What you need to do. Transcribe the whole listing without a single picture.

Given information.

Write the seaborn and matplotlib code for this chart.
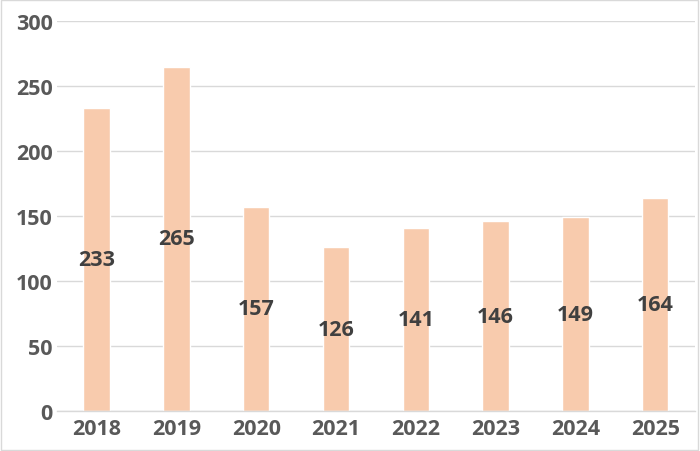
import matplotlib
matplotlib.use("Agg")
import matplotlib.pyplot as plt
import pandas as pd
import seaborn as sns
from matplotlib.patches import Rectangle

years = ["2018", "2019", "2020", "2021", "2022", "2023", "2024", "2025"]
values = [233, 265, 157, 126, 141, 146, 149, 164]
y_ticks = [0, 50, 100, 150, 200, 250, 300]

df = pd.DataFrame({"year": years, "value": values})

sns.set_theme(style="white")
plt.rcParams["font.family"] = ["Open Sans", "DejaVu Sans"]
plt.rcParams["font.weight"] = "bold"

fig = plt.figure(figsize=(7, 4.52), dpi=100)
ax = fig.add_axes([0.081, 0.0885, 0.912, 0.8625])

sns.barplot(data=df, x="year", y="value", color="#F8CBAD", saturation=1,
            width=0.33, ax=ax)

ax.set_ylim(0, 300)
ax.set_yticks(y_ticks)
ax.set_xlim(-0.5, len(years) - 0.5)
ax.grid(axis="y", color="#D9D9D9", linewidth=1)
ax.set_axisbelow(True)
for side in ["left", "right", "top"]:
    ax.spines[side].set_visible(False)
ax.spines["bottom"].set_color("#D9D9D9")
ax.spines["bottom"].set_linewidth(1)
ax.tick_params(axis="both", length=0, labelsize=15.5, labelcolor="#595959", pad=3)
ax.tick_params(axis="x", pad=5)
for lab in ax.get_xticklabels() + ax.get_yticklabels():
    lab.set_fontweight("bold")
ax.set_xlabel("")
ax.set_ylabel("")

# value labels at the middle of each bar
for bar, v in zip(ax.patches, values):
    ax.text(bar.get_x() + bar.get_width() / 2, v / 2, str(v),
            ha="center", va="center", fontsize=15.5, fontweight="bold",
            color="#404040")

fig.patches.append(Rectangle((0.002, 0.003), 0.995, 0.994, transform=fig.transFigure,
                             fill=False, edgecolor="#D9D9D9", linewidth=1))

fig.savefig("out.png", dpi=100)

Solution to this exercise.
Write the seaborn and matplotlib code for this chart.
import matplotlib
matplotlib.use("Agg")
import matplotlib.pyplot as plt
import pandas as pd
import seaborn as sns
from matplotlib.patches import Rectangle

years = ["2018", "2019", "2020", "2021", "2022", "2023", "2024", "2025"]
values = [233, 265, 157, 126, 141, 146, 149, 164]
y_ticks = [0, 50, 100, 150, 200, 250, 300]

df = pd.DataFrame({"year": years, "value": values})

sns.set_theme(style="white")
plt.rcParams["font.family"] = ["Open Sans", "DejaVu Sans"]
plt.rcParams["font.weight"] = "bold"

fig = plt.figure(figsize=(7, 4.52), dpi=100)
ax = fig.add_axes([0.081, 0.0885, 0.912, 0.8625])

sns.barplot(data=df, x="year", y="value", color="#F8CBAD", saturation=1,
            width=0.33, ax=ax)

ax.set_ylim(0, 300)
ax.set_yticks(y_ticks)
ax.set_xlim(-0.5, len(years) - 0.5)
ax.grid(axis="y", color="#D9D9D9", linewidth=1)
ax.set_axisbelow(True)
for side in ["left", "right", "top"]:
    ax.spines[side].set_visible(False)
ax.spines["bottom"].set_color("#D9D9D9")
ax.spines["bottom"].set_linewidth(1)
ax.tick_params(axis="both", length=0, labelsize=15.5, labelcolor="#595959", pad=3)
ax.tick_params(axis="x", pad=5)
for lab in ax.get_xticklabels() + ax.get_yticklabels():
    lab.set_fontweight("bold")
ax.set_xlabel("")
ax.set_ylabel("")

# value labels at the middle of each bar
for bar, v in zip(ax.patches, values):
    ax.text(bar.get_x() + bar.get_width() / 2, v / 2, str(v),
            ha="center", va="center", fontsize=15.5, fontweight="bold",
            color="#404040")

fig.patches.append(Rectangle((0.002, 0.003), 0.995, 0.994, transform=fig.transFigure,
                             fill=False, edgecolor="#D9D9D9", linewidth=1))

fig.savefig("out.png", dpi=100)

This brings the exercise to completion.